Los titulares lo decían todo. Una de ellas era una supermodelo con un nombre propio impronunciable, la otra era una de las productoras de la MTV y la tercera, una joven actriz de pecho exuberante y cuerpo embutido en una especie de salto de cama, que había ganado un premio de la Academia a la mejor actriz secundaria por un papel de prostituta. Pero ni siquiera el brillo de aquellas mujeres podía compararse con el de Yeager.

– ¿Tus invitados? -la tanteó de nuevo Marlene.

– Ellos… él… -tartamudeó Zoe.

Deslumbrarla era lo que había hecho Yeager la tarde anterior en la cocina. Cuando Deke había venido a recogerlo, Yeager le había dado las buenas noches con una de sus seductoras sonrisas. Y ella se había ido a la cama con todo el cuerpo todavía echando chispas por la reacción que había provocado en ella aquella muestra de cariño.

Y se había levantado por la mañana sin estar todavía segura de lo que sentía.

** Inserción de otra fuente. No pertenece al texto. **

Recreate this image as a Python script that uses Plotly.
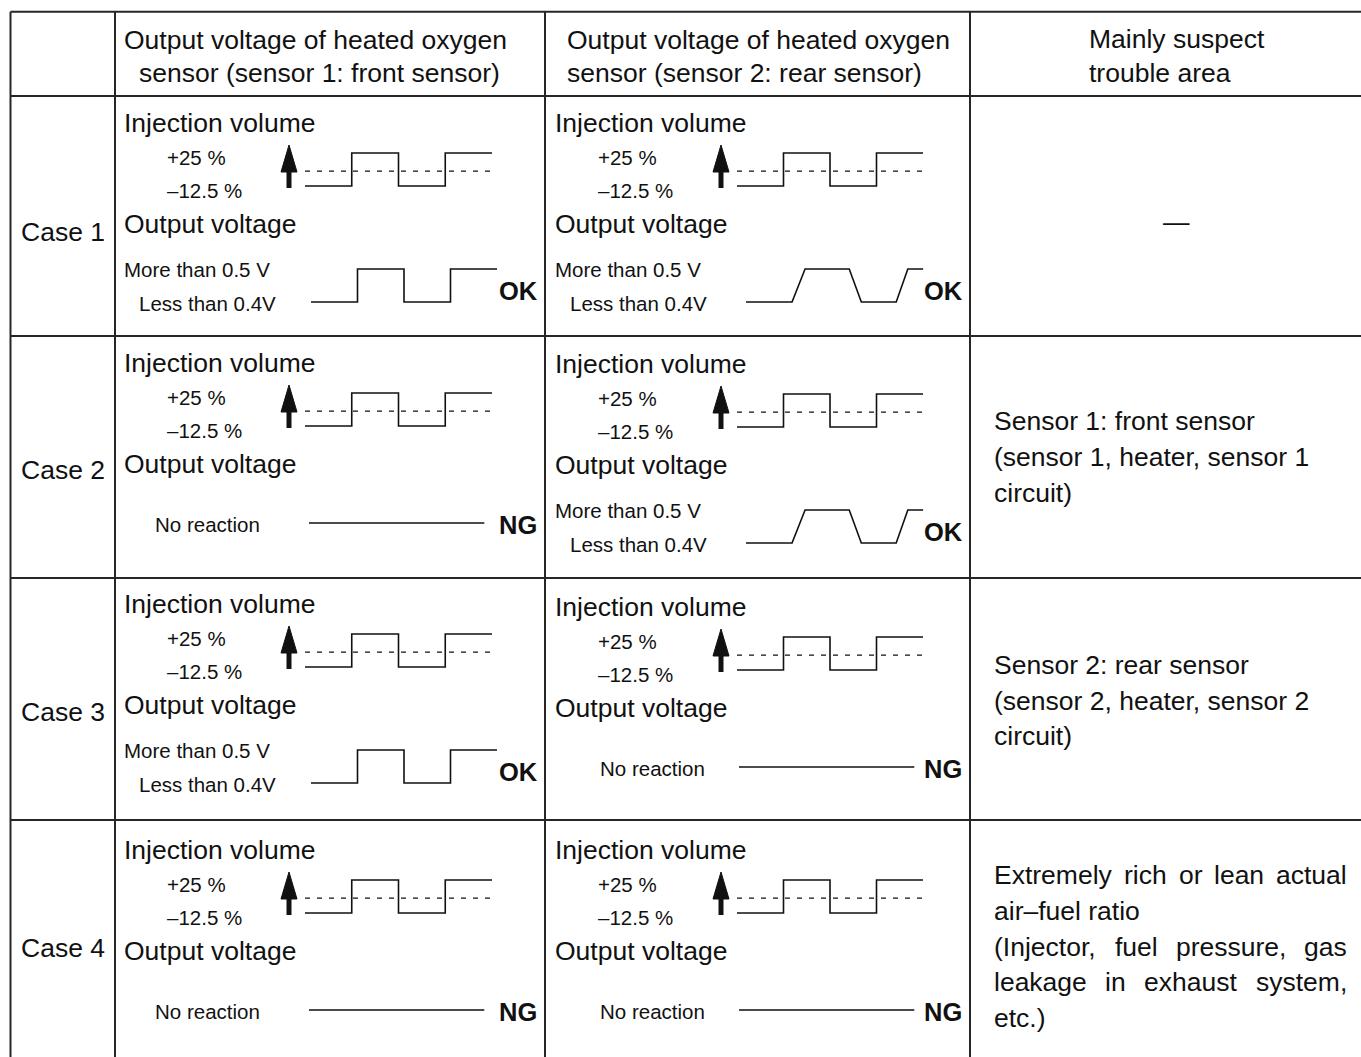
import plotly.graph_objects as go

# ---------------- data ----------------
cases = ["Case 1", "Case 2", "Case 3", "Case 4"]
header_front = ["Output voltage of heated oxygen", "sensor (sensor 1: front sensor)"]
header_rear = ["Output voltage of heated oxygen", "sensor (sensor 2: rear sensor)"]
header_trouble = ["Mainly suspect", "trouble area"]
injection_title = "Injection volume"
injection_levels = ["+25 %", "–12.5 %"]
output_title = "Output voltage"
voltage_levels = ["More than 0.5 V", "Less than 0.4V"]
no_reaction_text = "No reaction"

# injection volume command (time in half periods, level 0 = -12.5 %, 1 = +25 %)
inj_t = [0, 1, 1, 2, 2, 3, 3, 4]
inj_v = [0, 0, 1, 1, 0, 0, 1, 1]
inj_mid_t = [0, 4]
inj_mid_v = [0.45, 0.45]
# sensor responses (level 0 = less than 0.4 V, 1 = more than 0.5 V)
front_t = [0, 1, 1, 2, 2, 3, 3, 4]
front_v = [0, 0, 1, 1, 0, 0, 1, 1]
rear_t = [0, 0.99, 1.27, 2.22, 2.48, 3.23, 3.48, 3.81]
rear_v = [0, 0, 1, 1, 0, 0, 1, 1]
flat_t = [0, 3.77]
flat_v = [0, 0]

front_reacts = [True, False, True, False]
rear_reacts = [True, True, False, False]
front_judgement = ["OK", "NG", "OK", "NG"]
rear_judgement = ["OK", "OK", "NG", "NG"]

trouble_case1 = ["—"]
trouble_case2 = ["Sensor 1: front sensor", "(sensor 1, heater, sensor 1", "circuit)"]
trouble_case3 = ["Sensor 2: rear sensor", "(sensor 2, heater, sensor 2", "circuit)"]
trouble_case4 = ["Extremely rich or lean actual", "air–fuel ratio",
                 "(Injector, fuel pressure, gas", "leakage in exhaust system,", "etc.)"]
trouble_case4_justified = [True, False, True, True, False]

# ---------------- layout / style ----------------
W, H = 1361, 1057
FONT = "Liberation Sans, Arial, Helvetica, sans-serif"
BIG = 26.5
SMALL = 20.5
JUDGE = 25.5
INK = "#111111"
GRID = "#262626"

col_x = [10.5, 115, 545, 970]
row_y = [11.7, 96, 336, 578, 820]
row_tops = row_y[1:]

col_geo = {
    "front": dict(title_x=123, pct_x=166, arrow_x=289, inj_x0=305, inj_unit=46.75,
                  more_x=123, less_x=138, out_x0=311, out_unit=46.5, judge_x=498,
                  nr_x=154, flat_x0=309, dy=[0, 0, -1, 3]),
    "rear": dict(title_x=554, pct_x=597, arrow_x=721, inj_x0=737, inj_unit=46.5,
                 more_x=554, less_x=569, out_x0=746, out_unit=46.5, judge_x=923,
                 nr_x=599, flat_x0=739, dy=[0, 1, 2, 3]),
}
case_label_y = [232, 470, 712, 948]

# Arial / Liberation Sans advance widths (1/1000 em) for justification
AW = {' ': 278, 'a': 556, 'b': 556, 'c': 500, 'd': 556, 'e': 556, 'f': 278, 'g': 556,
      'h': 556, 'i': 222, 'j': 222, 'k': 500, 'l': 222, 'm': 833, 'n': 556, 'o': 556,
      'p': 556, 'q': 556, 'r': 333, 's': 500, 't': 278, 'u': 556, 'v': 500, 'w': 722,
      'x': 500, 'y': 500, 'z': 500, 'E': 667, 'I': 278, '(': 333, ')': 333, ',': 278,
      '.': 278, '–': 556}


def text_width(s, size):
    return sum(AW.get(ch, 556) for ch in s) * size / 1000.0


fig = go.Figure()
annotations = []


def txt(x, y, s, size, anchor="left", bold=False):
    annotations.append(dict(
        x=x, y=y, xref="x", yref="y", text=f"<b>{s}</b>" if bold else s,
        showarrow=False, xanchor=anchor, yanchor="middle", borderpad=0,
        font=dict(family=FONT, size=size, color=INK)))


def line(xs, ys, width=1.6, dash="solid", color=INK):
    fig.add_trace(go.Scatter(x=xs, y=ys, mode="lines", hoverinfo="skip",
                             line=dict(color=color, width=width, dash=dash)))


# table grid
gx, gy = [], []
for yv in row_y:
    gx += [col_x[0], W + 5, None]
    gy += [yv, yv, None]
for xv in col_x:
    gx += [xv, xv, None]
    gy += [row_y[0], H + 5, None]
line(gx, gy, width=2, color=GRID)

# headers
txt(123, 40, header_front[0], BIG)
txt(138, 73, header_front[1], BIG)
txt(566, 40, header_rear[0], BIG)
txt(566, 73, header_rear[1], BIG)
txt(1088, 39, header_trouble[0], BIG)
txt(1088, 73, header_trouble[1], BIG)


def cell(key, r, reacts, t_resp, v_resp, judgement):
    g = col_geo[key]
    R = row_tops[r] + g["dy"][r]
    txt(g["title_x"], R + 27, injection_title, BIG)
    txt(g["pct_x"], R + 61, injection_levels[0], SMALL)
    txt(g["pct_x"], R + 94, injection_levels[1], SMALL)
    # arrow
    ax = g["arrow_x"]
    fig.add_trace(go.Scatter(x=[ax - 8, ax + 8, ax, ax - 8], y=[R + 76, R + 76, R + 49, R + 76],
                             mode="lines", fill="toself", fillcolor=INK, hoverinfo="skip",
                             line=dict(color=INK, width=1)))
    line([ax, ax], [R + 74, R + 92], width=5)
    # injection waveform
    lo, hi = R + 90, R + 57
    line([g["inj_x0"] + t * g["inj_unit"] for t in inj_t],
         [lo + v * (hi - lo) for v in inj_v], width=1.6)
    line([g["inj_x0"] + t * g["inj_unit"] for t in inj_mid_t],
         [lo + v * (hi - lo) for v in inj_mid_v], width=1.3, dash="5px,7px")
    txt(g["title_x"], R + 128, output_title, BIG)
    if reacts:
        txt(g["more_x"], R + 173, voltage_levels[0], SMALL)
        txt(g["less_x"], R + 207, voltage_levels[1], SMALL)
        olo, ohi = R + 206, R + 173
        line([g["out_x0"] + t * g["out_unit"] for t in t_resp],
             [olo + v * (ohi - olo) for v in v_resp], width=1.6)
        txt(g["judge_x"], R + 195, judgement, JUDGE, bold=True)
    else:
        txt(g["nr_x"], R + 188, no_reaction_text, SMALL)
        line([g["flat_x0"] + t * g["out_unit"] for t in flat_t],
             [R + 187 + v for v in flat_v], width=1.6)
        txt(g["judge_x"], R + 189, judgement, JUDGE, bold=True)


for r, name in enumerate(cases):
    txt(63, case_label_y[r], name, BIG, anchor="center")
    cell("front", r, front_reacts[r], front_t, front_v, front_judgement[r])
    cell("rear", r, rear_reacts[r], rear_t, rear_v, rear_judgement[r])

# trouble area column
txt(1176, 222, trouble_case1[0], BIG, anchor="center")
for i, s in enumerate(trouble_case2):
    txt(993, 421 + i * 36, s, BIG)
for i, s in enumerate(trouble_case3):
    txt(993, 665 + i * 35.5, s, BIG)
LEFT, RIGHT = 993, 1346
for i, s in enumerate(trouble_case4):
    y = 875 + i * 35.8
    if trouble_case4_justified[i]:
        words = s.split(" ")
        total = sum(text_width(w, BIG) for w in words)
        gap = (RIGHT - LEFT - total) / (len(words) - 1)
        x = LEFT
        for w in words:
            txt(x, y, w, BIG)
            x += text_width(w, BIG) + gap
    else:
        txt(LEFT, y, s, BIG)

fig.update_layout(
    width=W, height=H, autosize=False,
    margin=dict(l=0, r=0, t=0, b=0, pad=0),
    paper_bgcolor="white", plot_bgcolor="white",
    showlegend=False, hovermode=False,
    annotations=annotations,
    xaxis=dict(range=[0, W], visible=False, fixedrange=True),
    yaxis=dict(range=[H, 0], visible=False, fixedrange=True),
)

fig.write_html("out.html", config={"displayModeBar": False},
               post_script="document.body.style.margin='0';document.body.style.overflow='hidden';")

– Son… interesantes -le dijo a Marlene.

Pero, interesantes o no, Zoe no tenía que olvidar que aquel astronauta estaba completamente fuera de su alcance. Y también era mejor que intentase olvidar su peligroso carisma. Porque era obvio, a poco que le echara una ojeada al artículo de la revista que tenía en sus manos, que aquel hombre tenía mucha experiencia con las mujeres. ¡De hecho, era un hombre que bien podría conocer todos sus secretos! Un hombre con ese pasado -actrices y supermodelos- no dejaría de hacer un comentario provocativo a cualquier mujer que se le pusiera a tiro.

Y conseguiría que todas ellas le creyeran.

Marlene le dirigió una mirada socarrona y Zoe se levantó a toda prisa y dijo que tenía que marcharse, cerrando de golpe la revista y aplastando así, la una contra la otra, las sonrientes imágenes de Yeager.